The plan earned a Merit Award from the Texas chapter of the American Society of Landscape Architects at its April 5-6 conference in Grapevine, Texas.

“Your work stood above the rest,” said Texas ASLA’s Brad Moulton.

The students, Cong Bian, Yuxi Cheng, Lingyan Miao, Jeffrey Slater, Qian Wan, Qingshu Wang and Wenjie Zhao, produced the plan in a summer 2011 studio led by Bruce Dvorak, assistant professor of landscape architecture.

The students’ proposal covers an area bordered by Texas Avenue, Dominic Street, George Bush Drive East and Holleman Drive and includes a section of Harvey Road.

The team sought to improve the space in five ways:

  • Transportation: by increasing pedestrian accessibility, limiting vehicle speeds and encouraging the use of public transportation;
  • Social space: by creating areas for walking, biking, gathering and eating;
  • Stormwater management: by installing bioswales — landscape elements used to collect and treat runoff — rain gardens and porous asphalt;
  • Wildlife habitat: by preserving the Wolf Pen Creek habitat and installalling green roofs and rain gardens, and
  • Mitigation of the urban heat island effect: by reducing the quantity of paved surfaces, installing green roofs and green walls, and using building materials with low reflectivity.

They design included pedestrian-scaled city blocks, a mix of businesses and loft dwellings and two pedestrian-only areas. The plan also revitalized and increased access to Wolf Pen Creek and removed the pavement from a stream that runs through a section of the proposal.

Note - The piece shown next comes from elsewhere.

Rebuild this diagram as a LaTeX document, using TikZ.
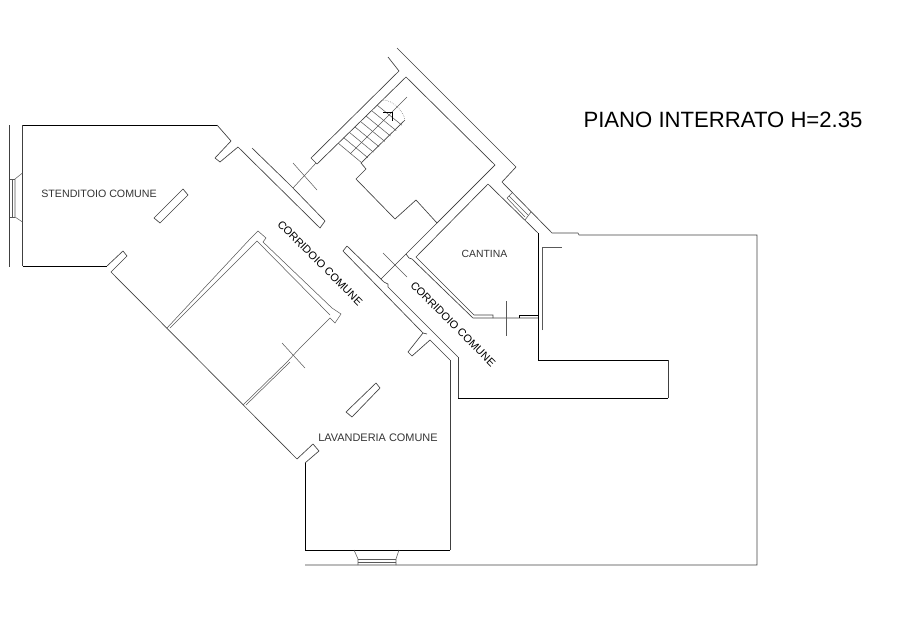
\documentclass[tikz,border=0pt]{standalone}
\usepackage{fontspec}
\setmainfont{Liberation Sans}
\tikzset{
	wall/.style={line width=0.5pt, black!75},
	thinwall/.style={line width=0.4pt, black!65},
	heavywall/.style={line width=0.6pt, black},
	roomlabel/.style={font=\fontsize{8.2}{10}\selectfont, black!80, inner sep=0pt},
	corridorlabel/.style={font=\fontsize{8.2}{10}\selectfont, black, inner sep=0pt, rotate=-45}
}
\begin{document}
\begin{tikzpicture}[x=0.75pt, y=-0.75pt]
	\useasboundingbox (0,0) rectangle (908,622);
	% stenditoio
	\draw[wall] (9.5,125) -- (9.5,267);
	\draw[wall] (238,147) -- (320,228) -- (325,221) -- (293,188) -- (287,182) -- (252,148);
	\draw[wall] (238,147) -- (220,162) -- (215,158) -- (231,141) -- (217,125);
	\draw[heavywall] (217,125) -- (22.5,125);
	\draw[wall] (22.5,125) -- (22.5,266);
	\draw[heavywall] (22.5,266) -- (107,266);
	\draw[wall] (107,266) -- (123,251) -- (127,256) -- (111,272) -- (297,459);
	\draw[thinwall] (22.5,173) -- (15,179) -- (15,217) -- (22.5,222);
	\draw[thinwall] (9.5,179) -- (15,179) (9.5,217) -- (15,217) (12,179) -- (12,217);
	\draw[wall] (183,189) -- (188,195) -- (160,223) -- (154,218) -- cycle;
	% vano scala
	\draw[wall] (388,57) -- (399,71) -- (311,158) -- (317,164) -- (406,77) -- (495,165) -- (437,223) -- (416,200) -- (395,219) -- (356,179) -- (366,169) -- (361,163) -- (405,120);
	\draw[wall] (397,48) -- (516,167) -- (502,182) -- (552,233) -- (578,233) -- (579,235) -- (757,235) -- (757,565) -- (305,565);
	\foreach \i in {0,...,7}
		\draw[thinwall] ({338+5.6*\i},{143-5.4*\i}) -- ({362+5.7*\i},{163-5.4*\i});
	\draw[thinwall] (350,154) -- (407,97);
	\draw[thinwall, densely dotted] (383,100) .. controls (392,100) and (403,110) .. (405,120);
	\draw[heavywall] (383,112) -- (392,112) -- (392,121);
	% porte
	\draw[thinwall] (293,163) -- (317,190);
	\draw[thinwall] (316,163) -- (293,188);
	\draw[thinwall] (383,253) -- (407,277);
	% cantina
	\draw[wall] (495,165) -- (381,279);
	\draw[wall] (406,254) -- (409,258) -- (412,259) -- (473,318) -- (538,318);
	\draw[wall] (488,184) -- (416,257) -- (474,315) -- (493,315) -- (493,318);
	\draw[wall] (488,184) -- (538,233);
	\draw[heavywall] (538,233) -- (538,360) -- (668,360);
	\draw[wall] (668,360) -- (668,398);
	\draw[heavywall] (668,398) -- (458,398);
	\draw[wall] (458,398) -- (458,357);
	\draw[heavywall] (519,318) -- (519,315) -- (538,315);
	\draw[thinwall] (506,301) -- (506,336);
	\draw[thinwall] (542,330) -- (542,247) -- (562,247);
	\draw[thinwall] (512,193) -- (507,198) (531,212) -- (525,220);
	\draw[thinwall] (509,196) -- (528,215) (507,198) -- (525,217);
	% corridoio
	\draw[wall] (347,246) -- (384,282) -- (388,284) -- (388,287) -- (458,357);
	\draw[wall] (347,246) -- (343,251) -- (423,333) -- (408,352) -- (412,356) -- (430,340) -- (450,360);
	\draw[wall] (423,333) -- (427,334);
	% locale centrale
	\draw[thinwall] (167,328) -- (250,239) -- (258,231) -- (266,238) -- (263,242) -- (332,308) -- (341,314) -- (335,323) -- (330,318) -- (300,348);
	\draw[thinwall] (170,328) -- (257,241) -- (330,315);
	\draw[thinwall] (287,362) -- (243,405) (290,362) -- (246,405);
	\draw[thinwall] (300,348) -- (287,362);
	\draw[thinwall] (282,343) -- (305,368);
	% lavanderia
	\draw[wall] (297,459) -- (313,444) -- (319,451) -- (305,463);
	\draw[heavywall] (305,463) -- (305,550) -- (450,550);
	\draw[wall] (450,550) -- (450,360);
	\draw[wall] (376,383) -- (380,388) -- (352,417) -- (346,412) -- cycle;
	\draw[thinwall] (354,550) -- (358,559) -- (358,565) (399,550) -- (396,559) -- (396,565);
	\draw[thinwall] (358,559) -- (396,559) (358,562) -- (396,562);
	% scritte
	\node[roomlabel, font=\fontsize{8}{10}\selectfont] (stenditoio) at (99,194) {STENDITOIO COMUNE};
	\node[roomlabel] (lavanderia) at (378,438) {LAVANDERIA COMUNE};
	\node[roomlabel, font=\fontsize{7.8}{10}\selectfont] (cantina) at (484.5,254) {CANTINA};
	\node[corridorlabel] (corridoioA) at (320,263) {CORRIDOIO COMUNE};
	\node[corridorlabel] (corridoioB) at (453,324) {CORRIDOIO COMUNE};
	\node[font=\fontsize{16.6}{18}\selectfont, inner sep=0pt] (titolo) at (723,120) {PIANO INTERRATO H=2.35};
\end{tikzpicture}
\end{document}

“Our plan’s benefits include improved pedestrian and public transportation, increased wildlife habitat areas, reduced storm water runoff times, reduced urban heat island effects, and increased living/commercial/retail space,” said the students in a project summary. “We achieved the goal of creating a new downtown core for College Station while increasing the sustainability of the site that will benefit users for many years to come.